There may be an upside to the cold snap.
As the bitter cold is getting to central Albertans, it is also likely getting to the invasive, tree-killing mountain pine beetles.
Ken Fry, an Olds College instructor at the School of Animal Science and Horticulture, said the deep freeze has an impact on the insect, but not a significant one. This means the cold will kill off some beetles, but it won’t eradicate them.
The creatures were found in forests just outside Rocky Mountain House last year. They were also discovered in Clearwater County in traps set by the Sundre branch of the West Fraser logging company.
Fry said the bugs produce antifreeze in their bodies during winter, which protects them. But they may not survive in severe temperatures, like the ones during this cold snap.

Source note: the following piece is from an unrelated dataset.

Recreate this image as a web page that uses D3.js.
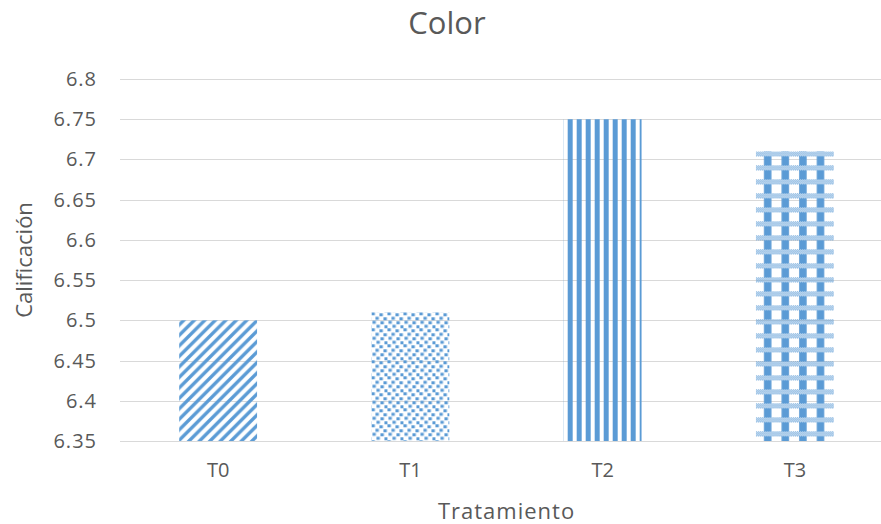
<!DOCTYPE html>
<html>
<head>
<meta charset="utf-8">
<script src="https://cdn.jsdelivr.net/npm/d3@7"></script>
<style>
  html, body { margin: 0; padding: 0; background: #fff; }
  svg { display: block; }
  text { font-family: "Open Sans", sans-serif; fill: #595959; }
</style>
</head>
<body>
<svg id="chart" width="881" height="524"></svg>
<script>
const categories = ["T0", "T1", "T2", "T3"];
const values = [6.50, 6.51, 6.75, 6.71];
const yTicks = [6.35, 6.4, 6.45, 6.5, 6.55, 6.6, 6.65, 6.7, 6.75, 6.8];
const patternIds = ["pDiag", "pConfetti", "pVert", "pPlaid"];

const BLUE = "#5B9BD5";
const svg = d3.select("#chart");
const W = 881, H = 524;
const plotL = 122, plotR = 891, plotT = 79, plotB = 441;

const x = d3.scaleBand().domain(categories).range([plotL, plotR])
  .paddingInner(0.595).paddingOuter(0.2975);
const y = d3.scaleLinear().domain([6.35, 6.8]).range([plotB, plotT]);

const defs = svg.append("defs");

// diagonal stripes
const pd = defs.append("pattern").attr("id", "pDiag").attr("patternUnits", "userSpaceOnUse")
  .attr("width", 10.5).attr("height", 10.5);
pd.append("path").attr("d", "M-3,3 L3,-3 M0,10.5 L10.5,0 M7.5,13.5 L13.5,7.5")
  .attr("stroke", BLUE).attr("stroke-width", 3.4).attr("fill", "none");

// confetti
const pc = defs.append("pattern").attr("id", "pConfetti").attr("patternUnits", "userSpaceOnUse")
  .attr("width", 16).attr("height", 16).attr("x", x("T1")).attr("y", y(values[1]));
[[0,0],[8,1],[4,4.5],[12,5],[1,8.5],[9,9],[5,12.5],[13,13]].forEach(([a,b]) => {
  pc.append("rect").attr("x", a).attr("y", b).attr("width", 3.4).attr("height", 3).attr("fill", BLUE);
});

// vertical stripes (white gap first)
const pv = defs.append("pattern").attr("id", "pVert").attr("patternUnits", "userSpaceOnUse")
  .attr("width", 9).attr("height", 10).attr("x", x("T2"));
pv.append("rect").attr("x", 4).attr("y", 0).attr("width", 5).attr("height", 10).attr("fill", BLUE);

// checker sub-pattern
const pk = defs.append("pattern").attr("id", "pCheck").attr("patternUnits", "userSpaceOnUse")
  .attr("width", 2).attr("height", 2);
pk.append("rect").attr("x", 0).attr("y", 0).attr("width", 1).attr("height", 1).attr("fill", BLUE);
pk.append("rect").attr("x", 1).attr("y", 1).attr("width", 1).attr("height", 1).attr("fill", BLUE);

// plaid
const pp = defs.append("pattern").attr("id", "pPlaid").attr("patternUnits", "userSpaceOnUse")
  .attr("width", 17.6).attr("height", 14).attr("x", x("T3")).attr("y", y(values[3]));
pp.append("rect").attr("x", 0).attr("y", 0).attr("width", 17.6).attr("height", 5).attr("fill", "url(#pCheck)");
pp.append("rect").attr("x", 8).attr("y", 5).attr("width", 7.5).attr("height", 9).attr("fill", BLUE);

// gridlines
svg.append("g").selectAll("line").data(yTicks).join("line")
  .attr("x1", 120).attr("x2", W)
  .attr("y1", d => Math.round(y(d)) + 0.5).attr("y2", d => Math.round(y(d)) + 0.5)
  .attr("stroke", "#D9D9D9").attr("stroke-width", 1);

// bars
svg.append("g").selectAll("rect").data(values).join("rect")
  .attr("x", (d, i) => x(categories[i]))
  .attr("y", d => y(d))
  .attr("width", x.bandwidth())
  .attr("height", d => y(6.35) - y(d))
  .attr("fill", (d, i) => `url(#${patternIds[i]})`);

// y tick labels
svg.append("g").selectAll("text").data(yTicks).join("text")
  .attr("x", 97).attr("y", d => y(d))
  .attr("dy", "0.35em").attr("text-anchor", "end")
  .style("font-size", "20px").style("letter-spacing", "1px")
  .text(d => d3.format("")(d));

// x labels
svg.append("g").selectAll("text").data(categories).join("text")
  .attr("x", d => x(d) + x.bandwidth() / 2).attr("y", 477)
  .attr("text-anchor", "middle").style("font-size", "20px")
  .text(d => d);

// title
svg.append("text").attr("x", 447).attr("y", 34).attr("text-anchor", "middle")
  .style("font-size", "31px").text("Color");

// axis titles
svg.append("text").attr("x", (plotL + plotR) / 2).attr("y", 519).attr("text-anchor", "middle")
  .style("font-size", "22px").style("letter-spacing", "1px").text("Tratamiento");
svg.append("text").attr("transform", `translate(32, ${(plotT + plotB) / 2}) rotate(-90)`)
  .attr("text-anchor", "middle").style("font-size", "22px").text("Calificación");
</script>
</body>
</html>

He explained the antifreeze can only go so far, much like winter coats that humans wear, which may not withstand severe temperatures compared to mild temperatures.
The severe temperatures, particularly around October or March, also get to them — when they’re not as “winter ready.”
“(Severe temperatures mean) there will be higher levels of mortality, but you have to understand there’s thousands and millions of them,” said Fry.
This means the cold winter temperatures will slow their progression in central Alberta, but not kill them off completely.
Tom Daniels, Sundre forestry superintendent for West Fraser, echoed Fry’s thoughts. He said the slow progression buys more time, which is good news.
“But they have a propensity to build population so quickly, so if you don’t kill at least 95 per cent of the population, it’s just a setback for them,” said Daniels.
The insects enter Alberta through B.C., where they have decimated forests before attacking those around Jasper.
Daniels said the Jasper area is also under a deep freeze, but that just means the population will take a hit, but not die off completely.
“Unless we’re able to see sustained cold.”
It’s not a case of if the beetles will infest central Alberta, it’s when, Daniels said.
The species is prominent in northern Alberta, Fry said, in the jack pine forests.